REASONS FOR JUDGMENT  COX J

17 April 1991

  1. The applicant company has commenced proceedings against the respondent for injunctive relief against the use of confidential information belonging to the applicant, an enquiry as to damages for breach of confidence, and further an account of all the profits made by the respondent from the use of that confidential information. It now seeks an interim injunction in the following terms:

"That the defendant be restrained until after judgment in this action or until further order from doing in the meantime whether by herself or by her servants or agents or any of them or otherwise howsoever the following acts or any of them that is to say from using the said confidential information of the plaintiff or any part thereof for any purpose other than for the purpose for which it was supplied to her or otherwise exploiting the said information and from either directly or indirectly persuading the plaintiff's hostesses from cancelling party plans and from recruiting the plaintiff's hostesses to conduct party plans for the defendant's said new business."

  1. The litigation comes about in these circumstances. The applicant manufactures, distributes and markets simulated plants, trees and flowers. The method of marketing consists of employing commission agents who recruit people to act as hostesses. The hostesses hold a "party plan" in their homes. It involves inviting friends and acquaintances and neighbours to attend the home for morning or afternoon tea and to inspect the applicant's products, and the hostess endeavours to sell those products at such parties. In return, the hostess receives various commissions, and if she recruits other people to act as hostesses, she receives a free gift of one of the applicant's products. The commission agent receives a commission in addition to the commission received by the hostess. On 5 April 1988 the respondent accepted employment as a commission agent of the applicant and signed a written agreement which, among other things, dealt with the rates of commission. It contained no express undertaking as to confidentiality nor any covenant in restraint of trade. In mid–February 1991 the respondent advised the applicant that she wished to cease to work as a commission agent for it, as she was tired of working at night and week–ends doing party plans. The applicant learned that the respondent intended to open her own business employing the same methods but supplying similar goods from a source other than the applicant. The applicant thereupon terminated her engagement as a commission agent with it. The applicant has publicly advertised the fact that the respondent is no longer an agent/demonstrator for its products. The respondent has advertised her own party plan for simulated plants giving contact telephone numbers for enquirers.
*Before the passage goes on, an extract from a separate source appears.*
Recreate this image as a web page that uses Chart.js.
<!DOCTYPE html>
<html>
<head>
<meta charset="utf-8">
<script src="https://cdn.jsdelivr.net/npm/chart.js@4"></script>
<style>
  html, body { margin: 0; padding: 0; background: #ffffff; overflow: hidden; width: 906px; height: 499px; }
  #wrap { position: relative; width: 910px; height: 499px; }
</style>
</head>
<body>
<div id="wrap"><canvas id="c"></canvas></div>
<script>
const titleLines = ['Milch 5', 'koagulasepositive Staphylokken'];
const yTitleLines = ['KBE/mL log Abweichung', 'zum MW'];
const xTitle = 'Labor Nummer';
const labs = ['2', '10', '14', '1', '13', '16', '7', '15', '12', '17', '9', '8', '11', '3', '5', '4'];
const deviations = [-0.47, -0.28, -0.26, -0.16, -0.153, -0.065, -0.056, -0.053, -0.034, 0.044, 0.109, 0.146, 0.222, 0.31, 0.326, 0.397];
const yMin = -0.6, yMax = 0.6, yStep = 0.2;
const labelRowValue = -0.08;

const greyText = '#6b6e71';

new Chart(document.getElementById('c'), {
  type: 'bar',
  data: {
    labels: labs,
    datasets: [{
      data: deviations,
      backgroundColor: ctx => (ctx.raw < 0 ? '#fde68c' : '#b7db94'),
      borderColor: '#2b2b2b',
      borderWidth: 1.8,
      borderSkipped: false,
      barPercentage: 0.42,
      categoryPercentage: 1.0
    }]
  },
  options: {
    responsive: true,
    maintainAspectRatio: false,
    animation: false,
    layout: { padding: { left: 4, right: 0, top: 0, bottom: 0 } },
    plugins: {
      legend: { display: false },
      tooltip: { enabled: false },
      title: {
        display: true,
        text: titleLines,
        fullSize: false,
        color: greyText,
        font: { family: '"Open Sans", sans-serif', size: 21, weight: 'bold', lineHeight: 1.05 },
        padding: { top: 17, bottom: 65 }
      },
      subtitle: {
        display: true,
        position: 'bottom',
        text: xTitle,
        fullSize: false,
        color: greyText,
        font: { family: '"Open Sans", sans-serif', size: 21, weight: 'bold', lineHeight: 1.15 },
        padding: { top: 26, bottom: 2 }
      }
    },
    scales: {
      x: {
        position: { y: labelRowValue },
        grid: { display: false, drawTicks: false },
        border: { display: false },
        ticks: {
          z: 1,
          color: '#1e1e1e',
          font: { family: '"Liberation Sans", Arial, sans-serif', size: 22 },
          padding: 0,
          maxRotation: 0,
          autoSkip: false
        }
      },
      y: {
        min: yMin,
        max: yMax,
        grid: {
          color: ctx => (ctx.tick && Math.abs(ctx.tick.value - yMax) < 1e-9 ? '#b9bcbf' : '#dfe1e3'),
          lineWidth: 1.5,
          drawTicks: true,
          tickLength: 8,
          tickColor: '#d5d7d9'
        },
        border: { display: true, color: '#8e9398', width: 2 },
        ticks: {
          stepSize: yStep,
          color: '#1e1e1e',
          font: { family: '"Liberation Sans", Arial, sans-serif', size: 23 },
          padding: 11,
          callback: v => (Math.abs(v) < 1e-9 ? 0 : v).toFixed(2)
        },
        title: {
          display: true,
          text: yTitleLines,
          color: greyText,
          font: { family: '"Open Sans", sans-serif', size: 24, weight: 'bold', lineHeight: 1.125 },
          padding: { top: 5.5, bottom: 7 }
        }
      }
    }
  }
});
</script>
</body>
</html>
Since late February 1991 twenty–two named hostesses who had been booked to hold "party plans", through which the applicant had hoped to effect sales of its products, have cancelled those plans. Nine of these ladies have told the respondent's manager that they intendto hold a "party plan" with the respondent's new business. The affidavit in support of the application concludes with this claim:

"19     The plaintiff G C Betta Homes Pty Ltd is continuing to receive cancellations of party plans at a gradually accelerating rate. This is disrupting the business of the plaintiff in that goods have been despatched to many of the hostesses who have already cancelled and goods have been despatched to other hostesses who had been recruited by Mrs Hewton and they may very well cancel at some future time and also goods are about to be despatched to hostesses recruited by Mrs Hewton. It is extremely difficult for the plaintiff to conduct its business because of the disruption and uncertainty created by the activities of Mrs Hewton."
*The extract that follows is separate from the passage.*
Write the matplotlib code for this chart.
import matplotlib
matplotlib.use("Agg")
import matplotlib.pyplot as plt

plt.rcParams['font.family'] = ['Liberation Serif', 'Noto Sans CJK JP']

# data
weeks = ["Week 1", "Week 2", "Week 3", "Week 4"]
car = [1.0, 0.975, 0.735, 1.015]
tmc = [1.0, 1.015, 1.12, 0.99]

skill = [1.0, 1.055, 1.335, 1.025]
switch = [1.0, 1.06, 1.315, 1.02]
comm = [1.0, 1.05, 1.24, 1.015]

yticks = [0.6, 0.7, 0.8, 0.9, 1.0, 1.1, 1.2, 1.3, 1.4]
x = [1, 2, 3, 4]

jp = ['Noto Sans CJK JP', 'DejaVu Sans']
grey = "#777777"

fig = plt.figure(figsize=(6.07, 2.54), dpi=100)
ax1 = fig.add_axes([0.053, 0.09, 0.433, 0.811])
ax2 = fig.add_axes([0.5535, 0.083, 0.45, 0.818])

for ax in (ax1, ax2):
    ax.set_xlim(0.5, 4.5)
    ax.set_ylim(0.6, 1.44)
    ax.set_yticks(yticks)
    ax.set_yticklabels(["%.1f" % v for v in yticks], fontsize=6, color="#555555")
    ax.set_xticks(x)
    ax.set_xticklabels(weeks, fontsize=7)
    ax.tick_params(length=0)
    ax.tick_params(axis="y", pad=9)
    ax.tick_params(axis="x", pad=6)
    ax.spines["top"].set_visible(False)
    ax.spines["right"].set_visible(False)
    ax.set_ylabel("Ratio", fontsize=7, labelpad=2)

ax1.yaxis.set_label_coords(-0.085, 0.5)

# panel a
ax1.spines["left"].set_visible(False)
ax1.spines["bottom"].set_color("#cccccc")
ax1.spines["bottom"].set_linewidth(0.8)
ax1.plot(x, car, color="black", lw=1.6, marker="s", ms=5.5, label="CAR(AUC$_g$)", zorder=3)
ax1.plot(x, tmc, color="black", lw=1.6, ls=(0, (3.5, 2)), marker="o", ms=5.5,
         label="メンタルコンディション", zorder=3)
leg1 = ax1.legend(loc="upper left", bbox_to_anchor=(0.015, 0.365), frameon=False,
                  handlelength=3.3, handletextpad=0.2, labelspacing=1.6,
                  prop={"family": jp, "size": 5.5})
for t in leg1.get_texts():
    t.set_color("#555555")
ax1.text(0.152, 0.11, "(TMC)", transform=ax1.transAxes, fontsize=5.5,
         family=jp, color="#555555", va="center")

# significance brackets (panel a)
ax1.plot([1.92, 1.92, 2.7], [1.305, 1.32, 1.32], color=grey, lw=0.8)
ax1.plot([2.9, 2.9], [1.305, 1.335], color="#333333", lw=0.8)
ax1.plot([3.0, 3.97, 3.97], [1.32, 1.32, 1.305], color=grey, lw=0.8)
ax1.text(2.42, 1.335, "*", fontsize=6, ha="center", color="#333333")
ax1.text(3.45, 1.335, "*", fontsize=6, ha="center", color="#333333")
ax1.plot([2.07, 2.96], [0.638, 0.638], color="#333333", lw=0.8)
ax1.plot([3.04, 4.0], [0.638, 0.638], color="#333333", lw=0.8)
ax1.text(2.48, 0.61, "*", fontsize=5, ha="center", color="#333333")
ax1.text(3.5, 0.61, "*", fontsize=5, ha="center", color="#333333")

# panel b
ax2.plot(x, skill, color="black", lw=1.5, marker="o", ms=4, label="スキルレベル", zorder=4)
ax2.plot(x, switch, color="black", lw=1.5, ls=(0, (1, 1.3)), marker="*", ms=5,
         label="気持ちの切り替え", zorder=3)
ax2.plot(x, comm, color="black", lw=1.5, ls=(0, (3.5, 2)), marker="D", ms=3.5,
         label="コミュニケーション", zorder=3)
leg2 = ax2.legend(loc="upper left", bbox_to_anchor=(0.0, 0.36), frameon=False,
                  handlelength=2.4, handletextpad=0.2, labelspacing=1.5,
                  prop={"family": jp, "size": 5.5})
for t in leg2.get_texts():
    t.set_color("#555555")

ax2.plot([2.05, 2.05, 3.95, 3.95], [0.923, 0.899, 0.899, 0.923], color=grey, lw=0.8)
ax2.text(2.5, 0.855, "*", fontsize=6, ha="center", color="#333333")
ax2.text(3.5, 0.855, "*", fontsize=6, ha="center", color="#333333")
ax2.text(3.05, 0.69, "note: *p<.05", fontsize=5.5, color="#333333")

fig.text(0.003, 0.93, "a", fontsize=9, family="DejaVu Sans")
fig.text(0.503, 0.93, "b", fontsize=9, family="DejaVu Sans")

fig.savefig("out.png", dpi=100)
  1. Before granting an interlocutory injunction, the Court should be satisfied that the applicant has made out a prima facie case in the sense that if the evidence remains the same at the hearing, there is a probability that at the hearing he will be held entitled to relief. The degree of probability that is required would depend upon the nature of the rights the applicant asserts and the practical consequences likely to flow from the order he seeks. He must also show that the inconvenience or injury which he would be likely to suffer, if the injunction is refused, would outweigh the inconvenience or injury the respondent would suffer if it is granted (Beecham Group Ltd v Bristol Laboratories Pty Ltd (1967) 118 CLR 618). He must also show that the damage alleged is not such as to be adequately remedied by the award of damages.

  1. That the courts will protect confidential information amounting to trade secrets is clear enough (Lamb v Evans [1893] 1 Ch 218; Robb v Green [1895] 2 QB 1; Littlewoods Organisation v Harris [1977] 1 WLR 1472). What is less clear is what information amounts to a trade secret. This involves a consideration of the nature of the employment, the nature of the information itself, whether the employer had stressed the confidentiality of the information to the employee and whether the relevant information could easily be isolated from other non–confidential information which was part of the same package of information (Faccenda Chicken Ltd v Fowler [1986] 1 All ER 617). The evidence before me is, in my view, inadequate to enable me to undertake any effective consideration of these questions. Furthermore, while the duty of fidelity owed by an employee to his employer during the subsistence of the employment may render unlawful disclosure of confidential information which does not amount to a trade secret as such or which is so confidential that it requires the same protection as a trade secret the duty of a former employee in respect of information not having that quality acquired in the course of his service is not as great and does not prevent the use of such information after his employment has ceased (ibid., at p.625 and Printers and Finishers Ltd. v Holloway [1964] 3 All E.R. 731).

  1. An injunction, whether in the form sought or in a modified version, having the effect of preventing the respondent from putting into effect her marketing scheme must obviously cause her damage if the applicant, as claimed, will suffer damage unless she is prevented from doing so. The quantification of her loss would, however, be likely to be speculative if she is prevented by injunction from embarking on her proposed venture whereas if she proceeds with her activities, her profits will be ascertainable and capable of being made the subject of the account sought by the applicant in its writ. There is, in my view, a better chance of doing justice to the party ultimately succeeding if no injunction is granted.

  1. In all the circumstances, I exercise my discretion against granting the interim relief sought.